I have two identical VPI JMW 10 arm wands on my TNT 3 that I use.

I will post my opinion later on the gold coil ZYX.

At some point early in the history of the ZYX Universe, which according to legend is a "special" model originally developed for USA distribution only, one or more reviewers opined that the copper coil/low output version of the UNIverse was the best sounding of the optional versions, which included, in addition to the copper/low output version, copper/high output, and silver coils with low or high output.  (Output is either 0.24mV or 0.48mV, depending on the choice of "low" or "high".)  That notion took root among audiophiles, and nearly everyone (including me) bought the copper/low output version.  I don't know the story that goes with all the later versions of the UNIverse, of which there are now too many to keep track of, at ever increasing price points. Other than that one instance, I never thought much about purchasing a cartridge based on the conductor used to wind the coils of a cartridge.  Like Raul says, it is the overall design that counts far more, in my opinion too.  This notion is supported by the fact that there are good and bad sounding cartridges with either copper or silver coil windings.  Gold is more rarely ever used, except by van den Hul and one other brand mentioned above.  I think in considering the "sound" of a gold coil, we have a difficult time divorcing ourselves from the subjective biases surrounding "gold". Gold "feels" warm and lush, just to use the word.

Koetsu "silver clad copper" is almost for sure not different from "silver-plated copper".  I have never liked the sound of ICs made from silver-plated copper, no matter how pure is the composition, because it sounds more bright and edgy to me in my systems than either pure copper or pure silver. On the other hand, Koetsu cartridges, even the ones with silver-plated copper coils, never sound bright and edgy, which brings me to the question: to what degree does the nature of the wire used to wind the coils in a cartridge or in a transformer affect the SQ of the output?  I doubt it is valid to think about that without reference to the physics of a coil of wire. For this I refer to Intactaudio's post above.  Dave knows more about the electronic behavior of a signal in a coil or transformer winding than any of the rest of us can even dream of. I wonder whether his remarks about the sound of copper, gold, silver pertain to wire in a coil or linear wire.  Maybe also Dave could comment on the physical state of the audio signal in a coil serving as part of a transducer, as in a cartridge or a SUT or an output transformer.  Folks pay big bucks for silver windings in a SUT or output transformer; are the results worth it?
The following will offer a description of the Urushi Cartridge Bodies as well as a description for the Silver Clad Copper Coils on a Koetsu Urushi.

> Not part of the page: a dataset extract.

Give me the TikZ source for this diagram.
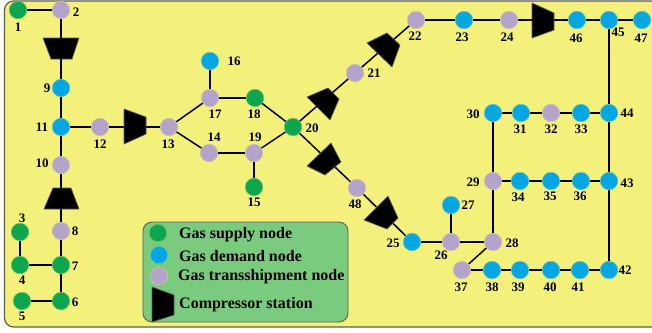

There is no such thing as THE URUSHI – because Koetsu delivers different models – leaving out the Koetsu Urushi Vermilion, which I will talk about in a minute. All of the other Urushi cartridges are technical equal – what differs is the amazing lacquer artwork in the traditional Japanese Urushi fashion. Some of the models are made with very old techniques, and they are named after the Japanese cities in which these techniques were invented – examples are the Wajima and the Tsugaru. Others use a more modern twist to the old traditional techniques, the Sky Blue comes to mind. Urushi lacquer is a natural product which is won out of tree resin. It needs a long, long time to get fully dry and as it gets dry it gets harder and harder. Underneath the Urushi lacquer – you might guess it already, we will find – a rosewood body….so the Urushi carts use the same material and body form factor as the Rosewood Signature – the difference is the lacquer technique which gives the body a different behaviour regarding mechanical energy transmission and resonances! Technically there is also something new to discover….we still have a 6n pure copper coil but in this case it is cladded with silver. The cladding process could be explained if you imagine your girlfriend or wife putting on her sexy nylon stockings….. So the silver is not melted upon the copper nor is it a hybrid material mixture – it is still pure copper with a very thin cladded silver layer on top. The magnets circuit uses still smarium cobalt material as we get it also from the entry level Black Goldline, but – SURPRISE!!!! we will have now treaded mounting holes – THANK YOU KOETSU!!!!!